[Given exercise]
Leave out any pictures and transcribe all other data below exactly.

──────── Given information

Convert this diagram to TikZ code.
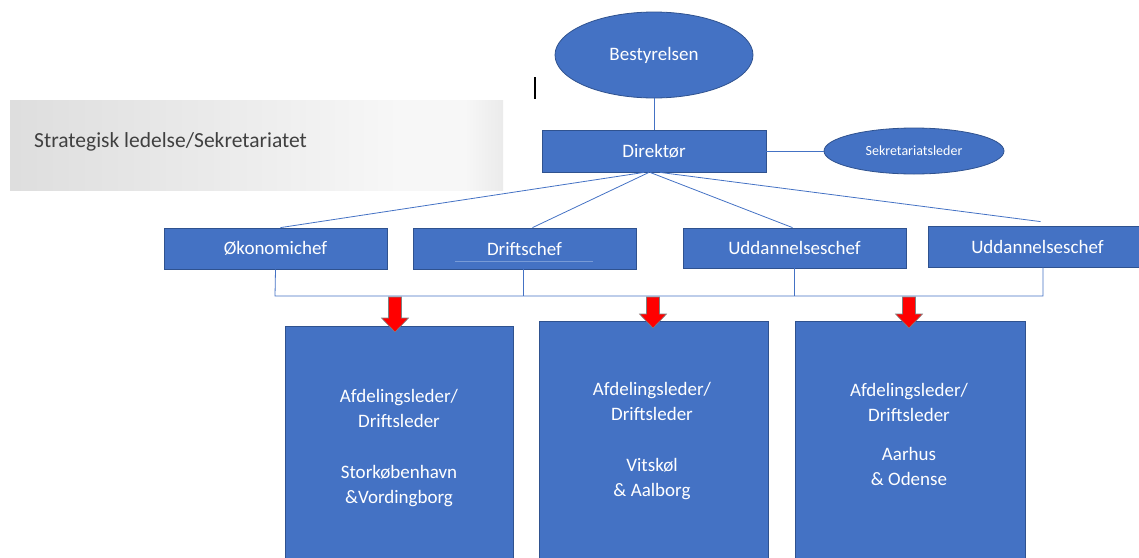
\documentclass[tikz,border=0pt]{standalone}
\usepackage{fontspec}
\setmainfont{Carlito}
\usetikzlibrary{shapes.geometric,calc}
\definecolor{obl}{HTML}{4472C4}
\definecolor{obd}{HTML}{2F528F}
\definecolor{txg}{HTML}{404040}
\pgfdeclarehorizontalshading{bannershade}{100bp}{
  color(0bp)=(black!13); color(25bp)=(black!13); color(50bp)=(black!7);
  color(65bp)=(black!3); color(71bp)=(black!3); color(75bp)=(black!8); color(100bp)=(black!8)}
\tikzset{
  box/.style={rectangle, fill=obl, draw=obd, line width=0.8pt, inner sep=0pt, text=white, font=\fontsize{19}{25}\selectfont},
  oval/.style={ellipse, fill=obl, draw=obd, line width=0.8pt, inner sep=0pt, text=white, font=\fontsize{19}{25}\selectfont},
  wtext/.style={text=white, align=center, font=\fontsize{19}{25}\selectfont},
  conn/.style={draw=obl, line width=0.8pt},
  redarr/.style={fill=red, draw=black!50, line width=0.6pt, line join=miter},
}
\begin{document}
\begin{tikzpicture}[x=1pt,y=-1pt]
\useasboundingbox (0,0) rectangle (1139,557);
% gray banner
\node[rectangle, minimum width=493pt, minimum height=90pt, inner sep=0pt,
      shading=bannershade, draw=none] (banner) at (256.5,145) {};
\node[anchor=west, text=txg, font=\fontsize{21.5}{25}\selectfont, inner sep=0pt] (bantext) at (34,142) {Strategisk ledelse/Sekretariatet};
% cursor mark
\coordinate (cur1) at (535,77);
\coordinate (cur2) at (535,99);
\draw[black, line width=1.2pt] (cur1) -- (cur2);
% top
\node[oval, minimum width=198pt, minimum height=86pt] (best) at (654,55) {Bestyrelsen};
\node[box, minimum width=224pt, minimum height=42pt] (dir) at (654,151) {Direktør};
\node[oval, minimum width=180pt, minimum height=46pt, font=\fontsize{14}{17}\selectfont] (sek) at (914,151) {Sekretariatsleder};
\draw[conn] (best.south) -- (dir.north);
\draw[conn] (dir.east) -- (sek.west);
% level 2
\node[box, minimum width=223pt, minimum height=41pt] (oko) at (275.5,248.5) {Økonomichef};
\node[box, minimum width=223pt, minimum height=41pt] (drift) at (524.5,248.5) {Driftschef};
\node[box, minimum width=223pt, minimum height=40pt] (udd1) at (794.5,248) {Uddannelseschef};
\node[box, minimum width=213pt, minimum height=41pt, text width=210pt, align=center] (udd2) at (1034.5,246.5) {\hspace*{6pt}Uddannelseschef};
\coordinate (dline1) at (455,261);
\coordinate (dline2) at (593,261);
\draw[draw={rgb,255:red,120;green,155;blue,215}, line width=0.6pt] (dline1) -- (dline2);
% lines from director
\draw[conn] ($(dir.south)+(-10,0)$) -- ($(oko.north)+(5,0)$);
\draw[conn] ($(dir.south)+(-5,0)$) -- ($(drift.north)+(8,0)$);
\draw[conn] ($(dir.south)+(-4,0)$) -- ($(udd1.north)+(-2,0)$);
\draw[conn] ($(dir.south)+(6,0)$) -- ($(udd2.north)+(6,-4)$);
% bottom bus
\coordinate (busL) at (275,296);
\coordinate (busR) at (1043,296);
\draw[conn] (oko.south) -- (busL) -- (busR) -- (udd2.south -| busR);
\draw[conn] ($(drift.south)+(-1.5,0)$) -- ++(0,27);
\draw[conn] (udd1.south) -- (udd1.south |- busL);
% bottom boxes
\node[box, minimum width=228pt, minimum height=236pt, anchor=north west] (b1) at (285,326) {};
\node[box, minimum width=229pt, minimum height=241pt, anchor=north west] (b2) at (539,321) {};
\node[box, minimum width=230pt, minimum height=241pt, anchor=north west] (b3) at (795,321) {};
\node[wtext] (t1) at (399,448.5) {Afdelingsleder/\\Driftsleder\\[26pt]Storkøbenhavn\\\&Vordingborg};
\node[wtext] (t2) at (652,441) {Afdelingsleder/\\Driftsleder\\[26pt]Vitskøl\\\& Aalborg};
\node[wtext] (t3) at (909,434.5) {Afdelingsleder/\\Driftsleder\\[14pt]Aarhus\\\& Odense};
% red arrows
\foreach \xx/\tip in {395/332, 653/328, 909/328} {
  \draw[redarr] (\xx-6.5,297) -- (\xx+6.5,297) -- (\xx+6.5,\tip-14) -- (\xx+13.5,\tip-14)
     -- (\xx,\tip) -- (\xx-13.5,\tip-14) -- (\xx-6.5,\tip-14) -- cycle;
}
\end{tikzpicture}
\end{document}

────────────────

[Written reply]
Convert this diagram to TikZ code.
\documentclass[tikz,border=0pt]{standalone}
\usepackage{fontspec}
\setmainfont{Carlito}
\usetikzlibrary{shapes.geometric,calc}
\definecolor{obl}{HTML}{4472C4}
\definecolor{obd}{HTML}{2F528F}
\definecolor{txg}{HTML}{404040}
\pgfdeclarehorizontalshading{bannershade}{100bp}{
  color(0bp)=(black!13); color(25bp)=(black!13); color(50bp)=(black!7);
  color(65bp)=(black!3); color(71bp)=(black!3); color(75bp)=(black!8); color(100bp)=(black!8)}
\tikzset{
  box/.style={rectangle, fill=obl, draw=obd, line width=0.8pt, inner sep=0pt, text=white, font=\fontsize{19}{25}\selectfont},
  oval/.style={ellipse, fill=obl, draw=obd, line width=0.8pt, inner sep=0pt, text=white, font=\fontsize{19}{25}\selectfont},
  wtext/.style={text=white, align=center, font=\fontsize{19}{25}\selectfont},
  conn/.style={draw=obl, line width=0.8pt},
  redarr/.style={fill=red, draw=black!50, line width=0.6pt, line join=miter},
}
\begin{document}
\begin{tikzpicture}[x=1pt,y=-1pt]
\useasboundingbox (0,0) rectangle (1139,557);
% gray banner
\node[rectangle, minimum width=493pt, minimum height=90pt, inner sep=0pt,
      shading=bannershade, draw=none] (banner) at (256.5,145) {};
\node[anchor=west, text=txg, font=\fontsize{21.5}{25}\selectfont, inner sep=0pt] (bantext) at (34,142) {Strategisk ledelse/Sekretariatet};
% cursor mark
\coordinate (cur1) at (535,77);
\coordinate (cur2) at (535,99);
\draw[black, line width=1.2pt] (cur1) -- (cur2);
% top
\node[oval, minimum width=198pt, minimum height=86pt] (best) at (654,55) {Bestyrelsen};
\node[box, minimum width=224pt, minimum height=42pt] (dir) at (654,151) {Direktør};
\node[oval, minimum width=180pt, minimum height=46pt, font=\fontsize{14}{17}\selectfont] (sek) at (914,151) {Sekretariatsleder};
\draw[conn] (best.south) -- (dir.north);
\draw[conn] (dir.east) -- (sek.west);
% level 2
\node[box, minimum width=223pt, minimum height=41pt] (oko) at (275.5,248.5) {Økonomichef};
\node[box, minimum width=223pt, minimum height=41pt] (drift) at (524.5,248.5) {Driftschef};
\node[box, minimum width=223pt, minimum height=40pt] (udd1) at (794.5,248) {Uddannelseschef};
\node[box, minimum width=213pt, minimum height=41pt, text width=210pt, align=center] (udd2) at (1034.5,246.5) {\hspace*{6pt}Uddannelseschef};
\coordinate (dline1) at (455,261);
\coordinate (dline2) at (593,261);
\draw[draw={rgb,255:red,120;green,155;blue,215}, line width=0.6pt] (dline1) -- (dline2);
% lines from director
\draw[conn] ($(dir.south)+(-10,0)$) -- ($(oko.north)+(5,0)$);
\draw[conn] ($(dir.south)+(-5,0)$) -- ($(drift.north)+(8,0)$);
\draw[conn] ($(dir.south)+(-4,0)$) -- ($(udd1.north)+(-2,0)$);
\draw[conn] ($(dir.south)+(6,0)$) -- ($(udd2.north)+(6,-4)$);
% bottom bus
\coordinate (busL) at (275,296);
\coordinate (busR) at (1043,296);
\draw[conn] (oko.south) -- (busL) -- (busR) -- (udd2.south -| busR);
\draw[conn] ($(drift.south)+(-1.5,0)$) -- ++(0,27);
\draw[conn] (udd1.south) -- (udd1.south |- busL);
% bottom boxes
\node[box, minimum width=228pt, minimum height=236pt, anchor=north west] (b1) at (285,326) {};
\node[box, minimum width=229pt, minimum height=241pt, anchor=north west] (b2) at (539,321) {};
\node[box, minimum width=230pt, minimum height=241pt, anchor=north west] (b3) at (795,321) {};
\node[wtext] (t1) at (399,448.5) {Afdelingsleder/\\Driftsleder\\[26pt]Storkøbenhavn\\\&Vordingborg};
\node[wtext] (t2) at (652,441) {Afdelingsleder/\\Driftsleder\\[26pt]Vitskøl\\\& Aalborg};
\node[wtext] (t3) at (909,434.5) {Afdelingsleder/\\Driftsleder\\[14pt]Aarhus\\\& Odense};
% red arrows
\foreach \xx/\tip in {395/332, 653/328, 909/328} {
  \draw[redarr] (\xx-6.5,297) -- (\xx+6.5,297) -- (\xx+6.5,\tip-14) -- (\xx+13.5,\tip-14)
     -- (\xx,\tip) -- (\xx-13.5,\tip-14) -- (\xx-6.5,\tip-14) -- cycle;
}
\end{tikzpicture}
\end{document}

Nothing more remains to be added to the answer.